While we're all focused on whether or not Congress will raise the debt ceiling in time to avoid a nightmarish government default, the government shutdown is already here and doing real damage.
The Labor Department on Thursday said new weekly claims for unemployment benefits jumped by 66,000 to 374,000 last week, the highest in six months. At least 15,000 of this surge in jobless claims was due to private-sector workers being laid off temporarily due to the government shutdown, the Labor Department said.
The number of shutdown-related claims might actually be higher than 15,000. Labor attributed roughly 33,000 new claims to a computer problem in California. That means there were about 18,000 new claims last week that have no explanation. Some of them are probably due to the shutdown, although they were not identified as such, according to Ian Shepherdson, chief economist at Pantheon Macroeconomics.
"The shutdown clearly is hurting," Shepherdson said.
Thursday's claims report also did not include any federal workers furloughed due to the shutdown, other economists noted. Those are reported with a one-week delay, which means we will see even more shutdown impact next week.

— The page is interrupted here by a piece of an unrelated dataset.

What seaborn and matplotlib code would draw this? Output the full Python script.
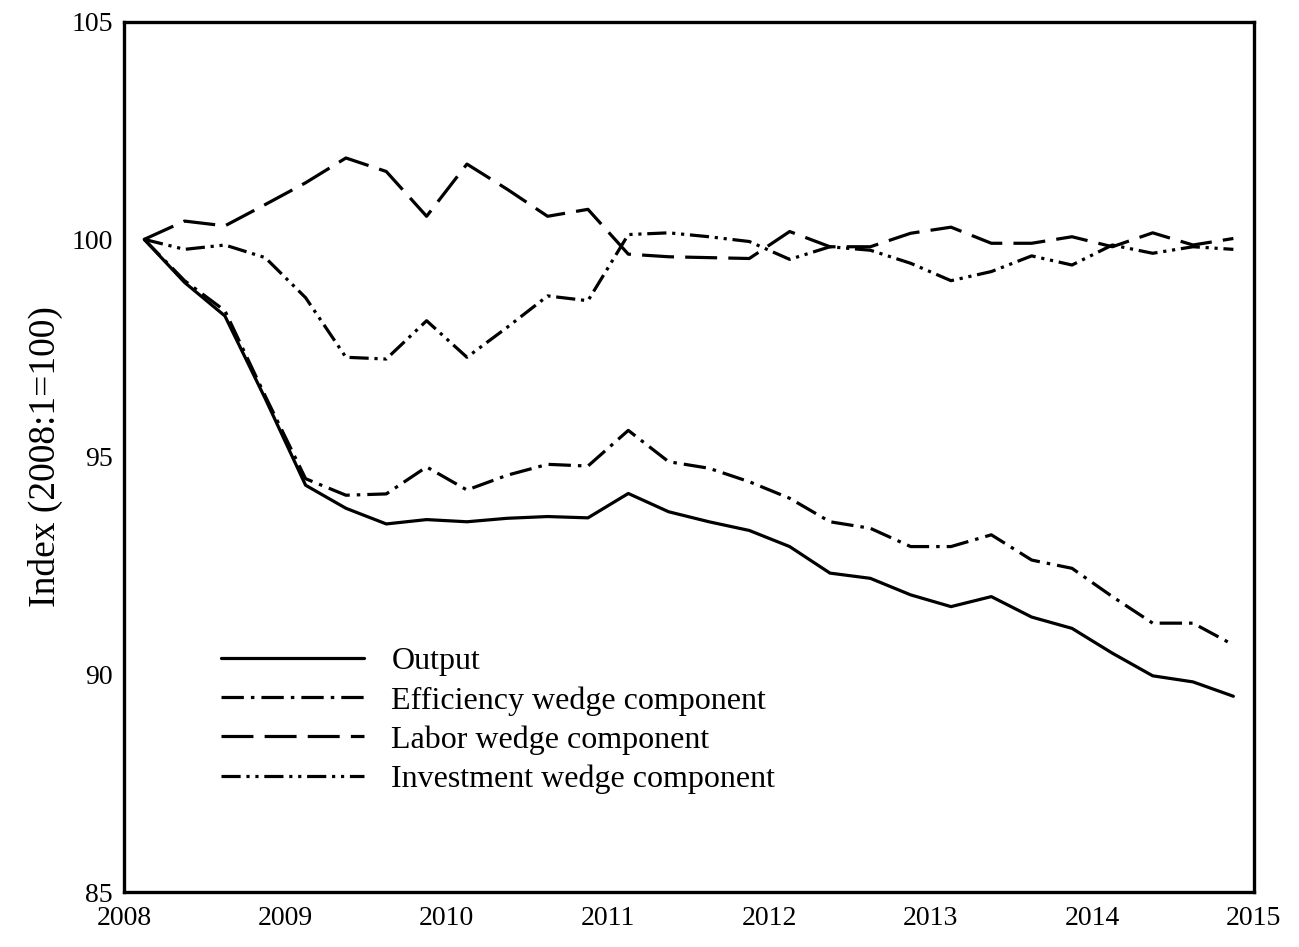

House Republicans seem close to agreeing to a short-term increase of the government's borrowing limit, which will temporarily delay the possibility of government default. But they are apparently not as interested in an immediate end to the government shutdown, now in its second week and costing the economy $160 million per day, according to one estimate. Workers are feeling the brunt, in what was already a sluggish labor market.